June 09, 2022 | The Block | 1 minute read

This week, the Second Circuit Court rejected South Korean-based crypto startup Terraform Labs’ appeal against the Securities and Exchange Commission, upholding an earlier decision from the Southern District of New York for the company to comply with SEC subpoenas.

In the lead-up to the decision, Bracewell’s David Shargel told The Block: “Whatever the Second Circuit decides will either encourage a class-action lawsuit in the United States or really throw some water on plaintiffs’ lawyers even thinking about it.”

The case has significant ramifications, both for Mirror Protocol, which allowed users to trade tokens whose prices mirrored US stocks, and for the broader network of connected projects. Most prominently that includes TerraUSD (UST), whose dramatic crash early in May wiped out over $40 billion in value and has shaken the whole crypto ecosystem.

On June 9, South Korean news outlet JBTC reported that the SEC was investigating some of UST’s lead designers and suspected money laundering by Do Kwon. Citing an unnamed source, Bloomberg’s Matt Robinson also wrote that the SEC had begun a probe into the UST crash.

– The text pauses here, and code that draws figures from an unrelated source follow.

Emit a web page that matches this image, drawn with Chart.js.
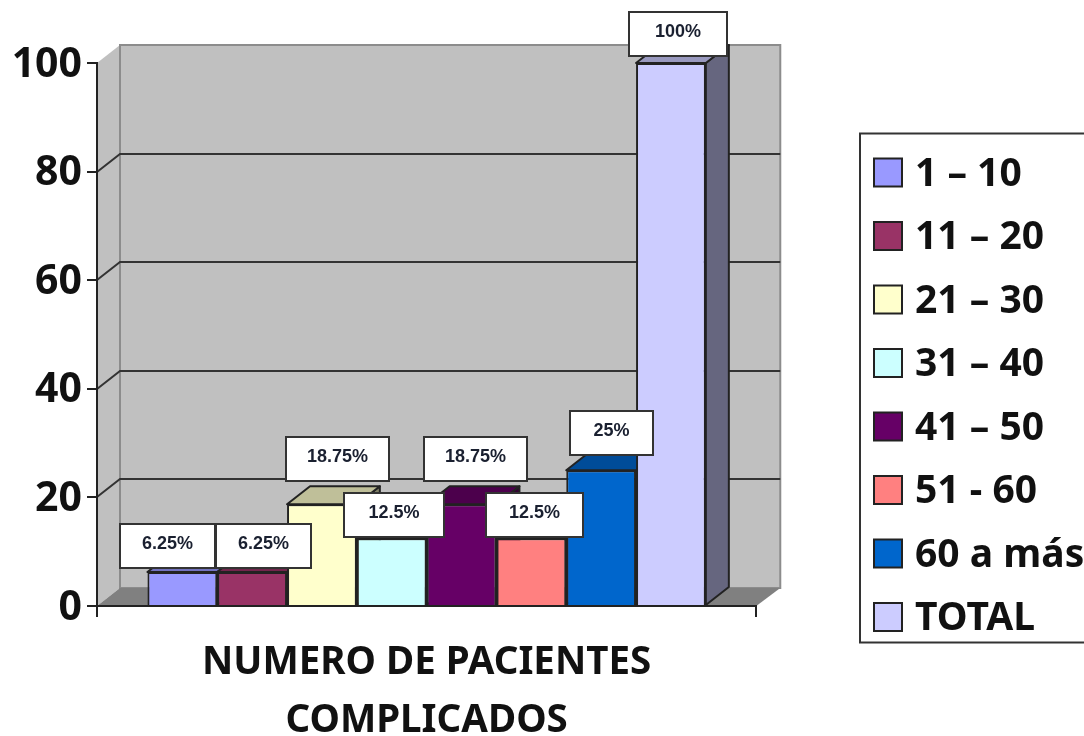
<!DOCTYPE html>
<html><head><meta charset="utf-8">
<style>html,body{margin:0;padding:0;background:#fff}canvas{display:block}</style>
<script src="https://cdn.jsdelivr.net/npm/chart.js@4"></script></head>
<body><canvas id="c" width="1084" height="736"></canvas>
<script>
const seriesNames = ['1 – 10','11 – 20','21 – 30','31 – 40','41 – 50','51 - 60','60 a más','TOTAL'];
const seriesValues = [6.25,6.25,18.75,12.5,18.75,12.5,25,100];
const seriesColors = ['#9999FF','#993366','#FFFFCC','#CCFFFF','#660066','#FF8080','#0066CC','#CCCCFF'];
const categories = [''];
const axisTitle = ['NUMERO DE PACIENTES','COMPLICADOS'];
const yTicks = [0,20,40,60,80,100];

const FONT = '"Noto Sans"';
const DX = 23, DY = 18;               // 3D depth
const INK = '#222222';
const LEGEND_PAD = 24.5, LEGEND_SIZE = 39, SWATCH_X = 874, SWATCH_Y0 = 172.5;
// label box placement relative to its bar top: [dx of centre, gap above top, width]
const boxStyle = [[-15,4,95],[11,4,95],[16,23,103],[2,1,100],[14,23,103],[3,1,97],[10,15,83],[7,7,98]];
const BOX_H = 44;

function shade(hex,f){
  const n=parseInt(hex.slice(1),16);
  return `rgb(${(n>>16&255)*f|0},${(n>>8&255)*f|0},${(n&255)*f|0})`;
}
function poly(ctx,pts,fill,stroke,lw){
  ctx.beginPath();pts.forEach((p,i)=>i?ctx.lineTo(p[0],p[1]):ctx.moveTo(p[0],p[1]));ctx.closePath();
  if(fill){ctx.fillStyle=fill;ctx.fill();}
  if(stroke){ctx.strokeStyle=stroke;ctx.lineWidth=lw||1;ctx.stroke();}
}
const scene = {
  id:'scene',
  afterLayout(chart){
    const l=chart.legend;
    l.left=SWATCH_X-LEGEND_PAD; l.right=1114; l.width=l.right-l.left;
    l.top=SWATCH_Y0+2-LEGEND_SIZE/2-LEGEND_PAD; l.bottom=736; l.height=l.bottom-l.top;
  },
  beforeDraw(chart){
    const c=chart.ctx,{left:x0,right:x1,bottom:y0}=chart.chartArea,y=chart.scales.y;
    c.save();
    c.fillStyle='#fff';c.fillRect(0,0,chart.width,chart.height);
    // legend frame
    c.strokeStyle='#333';c.lineWidth=2;c.strokeRect(860,133.5,240,509);
    // walls + floor
    const top=y.getPixelForValue(100);
    poly(c,[[x0,y0],[x0,top],[x0+DX,top-DY],[x0+DX,y0-DY]],'#C0C0C0');
    poly(c,[[x0+DX,top-DY],[x1+DX+1,top-DY],[x1+DX+1,y0-DY],[x0+DX,y0-DY]],'#C0C0C0','#8c8c8c',2);
    poly(c,[[x0,y0],[x0+DX,y0-DY],[x1+DX+1,y0-DY],[x1,y0]],'#808080');
    // gridlines on walls
    c.strokeStyle='#333';c.lineWidth=2;
    yTicks.filter(v=>v>0&&v<100).forEach(v=>{
      const p=Math.round(y.getPixelForValue(v));
      c.beginPath();c.moveTo(x0,p);c.lineTo(x0+DX,p-DY);c.lineTo(x1+DX+1,p-DY);c.stroke();
    });
    c.restore();
  },
  beforeDatasetsDraw(chart){
    const c=chart.ctx;
    c.save();c.lineJoin='round';
    chart.data.datasets.forEach((ds,i)=>{
      const b=chart.getDatasetMeta(i).data[0];
      const l=b.x-b.width/2,r=b.x+b.width/2,t=b.y,base=b.base;
      poly(c,[[r,t],[r+DX,t-DY],[r+DX,base-DY],[r,base]],shade(ds.backgroundColor,0.5),INK,2);
      poly(c,[[l,t],[l+DX,t-DY],[r+DX,t-DY],[r,t]],shade(ds.backgroundColor,0.75),INK,2);
    });
    c.restore();
  },
  afterDatasetsDraw(chart){
    const c=chart.ctx;
    c.save();
    chart.data.datasets.forEach((ds,i)=>{
      const b=chart.getDatasetMeta(i).data[0],[dx,gap,w]=boxStyle[i];
      const cx=b.x+dx,by=b.y-gap;
      const xL=Math.round(cx-w/2),yT=Math.round(by-BOX_H);
      c.fillStyle='#fff';c.fillRect(xL,yT,w,BOX_H);
      c.strokeStyle='#333';c.lineWidth=2;c.strokeRect(xL,yT,w,BOX_H);
      c.fillStyle='#1a2030';c.font='bold 18px "Liberation Sans"';c.textAlign='center';c.textBaseline='middle';
      c.fillText(ds.data[0]+'%',xL+w/2,yT+BOX_H/2-2);
    });
    c.restore();
  },
  afterDraw(chart){
    // widen the legend swatches to their full size, keeping the text position
    const c=chart.ctx,l=chart.legend;
    c.save();
    l.legendItems.forEach((it,i)=>{
      const yc=SWATCH_Y0+i*(LEGEND_SIZE+LEGEND_PAD);
      c.fillStyle=it.fillStyle;c.strokeStyle=INK;c.lineWidth=2;
      c.fillRect(SWATCH_X,yc-14,28,28);c.strokeRect(SWATCH_X,yc-14,28,28);
    });
    c.restore();
  }
};
Chart.defaults.animation=false;
new Chart(document.getElementById('c'),{
  type:'bar',
  data:{labels:categories,datasets:seriesNames.map((n,i)=>({
    label:n,data:[seriesValues[i]],backgroundColor:seriesColors[i],borderColor:INK,borderWidth:2,
    categoryPercentage:0.847,barPercentage:1
  }))},
  options:{
    responsive:false,animation:false,
    layout:{padding:{top:63,left:0,right:83,bottom:0}},
    plugins:{
      tooltip:{enabled:false},title:{display:false},
      legend:{display:true,position:'right',align:'start',
        labels:{boxWidth:21.5,boxHeight:21,padding:LEGEND_PAD,color:'#111',font:{family:FONT,size:LEGEND_SIZE,weight:'bold'}}}
    },
    scales:{
      x:{
        type:'category',
        afterFit(s){s.height=130;},
        grid:{offset:true,drawOnChartArea:false,drawTicks:true,tickLength:11,color:INK,lineWidth:2},
        border:{color:INK,width:2},
        ticks:{display:false},
        title:{display:true,text:axisTitle,color:'#111',font:{family:FONT,size:38.5,weight:'bold',lineHeight:1.5},padding:{top:0,bottom:-14}}
      },
      y:{
        min:0,max:100,
        afterFit(s){s.width=97;},
        afterBuildTicks(s){s.ticks=yTicks.map(v=>({value:v}));},
        grid:{drawOnChartArea:false,drawTicks:true,tickLength:10,color:INK,lineWidth:2},
        border:{color:INK,width:2},
        ticks:{padding:5,labelOffset:2,color:'#111',font:{family:FONT,size:41,weight:'bold'}}
      }
    }
  },
  plugins:[scene]
});
</script></body></html>
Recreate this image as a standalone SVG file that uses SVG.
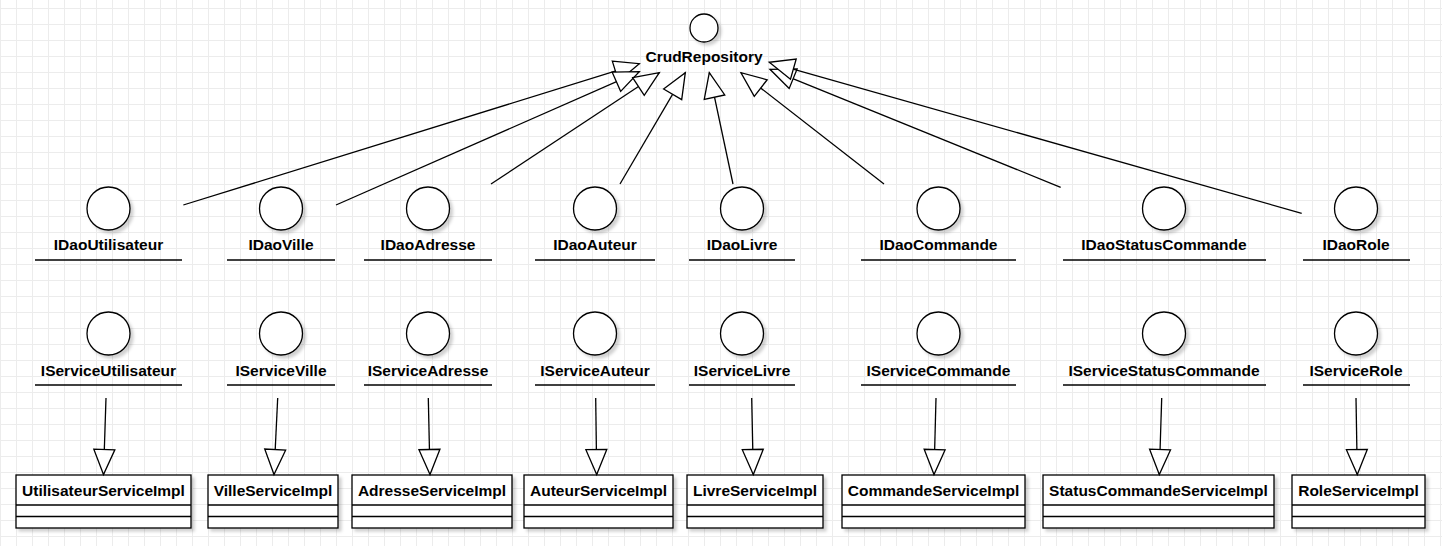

Adding to the legal complications has been the emergence of the Luna Foundation Guard (LFG) — a non-profit organization established in Singapore dedicated to improving the sustainability and stability of Terra’s algorithmic stablecoins. Singapore hosts a relatively opaque system of corporate registration and court record access.

“They may be separate entities, but they’re companies that are potentially run by the same people and using the same sort of infrastructure,” said Shargel.